King's point of view was so genuine that "It's Too Late" topped the pop chart, sold a million copies, and propelled "Tapestry" to blockbuster numbers. The album stayed on the charts for 302 weeks, thus helping to console the dumped for nearly six years.
She's Gone -- Daryl Hall and John Oates
Before they recorded anything, Daryl Hall and John Oates were roommates and bandmates. Smarting from being stood up for a date on New Year's Eve, Oates plucked out a chorus melody on an acoustic guitar. A couple of days after that, Hall came back to the apartment. "He had gone through a breakup of his own. So, he and I sat down and we kind of pooled our sorrowful resources, so to speak," Oates told American Songwriter. "We just pulled my chorus and his verse together. We picked very, kind of, you know, poetic but simple lyrics for the verse that really just somehow embodied loss."

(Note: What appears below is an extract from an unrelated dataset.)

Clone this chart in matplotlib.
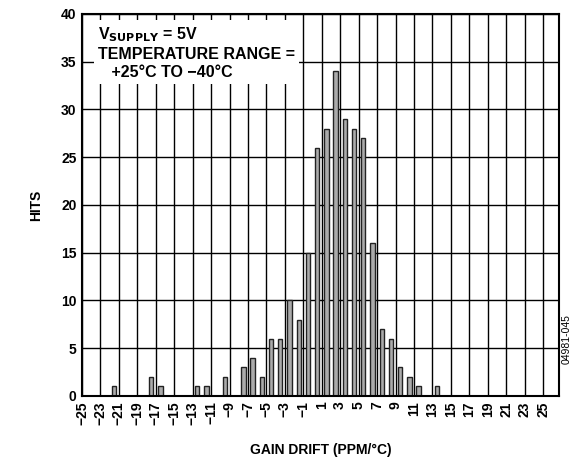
import matplotlib
matplotlib.use('Agg')
import matplotlib.pyplot as plt

# dados do histograma (centro do bin, numero de hits)
drift = [-21.5, -17.5, -16.5, -12.5, -11.5, -9.5, -7.5, -6.5, -5.5, -4.5, -3.5,
         -2.5, -1.5, -0.5, 0.5, 1.5, 2.5, 3.5, 4.5, 5.5, 6.5, 7.5, 8.5, 9.5,
         10.5, 11.5, 13.5]
hits = [1, 2, 1, 1, 1, 2, 3, 4, 2, 6, 6,
        10, 8, 15, 26, 28, 34, 29, 28, 27, 16, 7, 6, 3,
        2, 1, 1]
xticks = list(range(-25, 26, 2))
yticks = list(range(0, 41, 5))

plt.rcParams['font.family'] = ['Liberation Sans', 'DejaVu Sans']
plt.rcParams['font.weight'] = 'bold'

fig = plt.figure(figsize=(5.76, 4.65), dpi=100)
ax = fig.add_axes([0.1424, 0.1484, 0.8276, 0.8216])

ax.bar(drift, hits, width=0.47, color='#ababab', edgecolor='#222222',
       linewidth=1.0, zorder=3)

ax.set_xlim(-25, 26.7)
ax.set_ylim(0, 40)
ax.set_xticks(xticks)
ax.set_xticklabels([str(t).replace('-', '\u2212') for t in xticks],
                   rotation=90, fontsize=10, fontweight='bold')
ax.set_yticks(yticks)
ax.set_yticklabels([str(t) for t in yticks], fontsize=10, fontweight='bold')
ax.tick_params(length=0, pad=4)
ax.grid(True, color='black', linewidth=1.0, zorder=1)
for s in ax.spines.values():
    s.set_linewidth(1.5)
    s.set_zorder(5)

ax.set_xlabel('GAIN DRIFT (PPM/°C)', fontsize=10, fontweight='bold', labelpad=13)
ax.set_ylabel('HITS', fontsize=10, fontweight='bold', labelpad=13)

# caixa de texto com as condicoes
ax.text(-23.3, 38.8,
        'V$_{\\mathbf{SUPPLY}}$ = 5V\nTEMPERATURE RANGE =\n   +25°C TO \u221240°C',
        fontsize=11.5, fontweight='bold', va='top', ha='left', linespacing=1.25,
        zorder=6,
        bbox=dict(facecolor='white', edgecolor='none', pad=3))

fig.text(0.983, 0.27, '04981-045', rotation=90, fontsize=7.5,
         fontweight='normal', ha='center', va='center')

fig.savefig('out.png', dpi=100)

That song became "She's Gone," and it's a little-known fact about Hall and Oates is that it was the rock-soul duo's first ever single. Released in 1974, it didn't hit the Top 10 until 1976. It couldn't help but resonate with listeners who'd either had their hearts broken or were in the middle of a terrible break-up. With quiet verses that build into wailing, plaintive choruses and a near emotional breakdown from Hall on the bridge, "She's Gone" is as forthright with emotion as the title is regarding its subject. This is a song about an individual finally realizing that his relationship is quite over.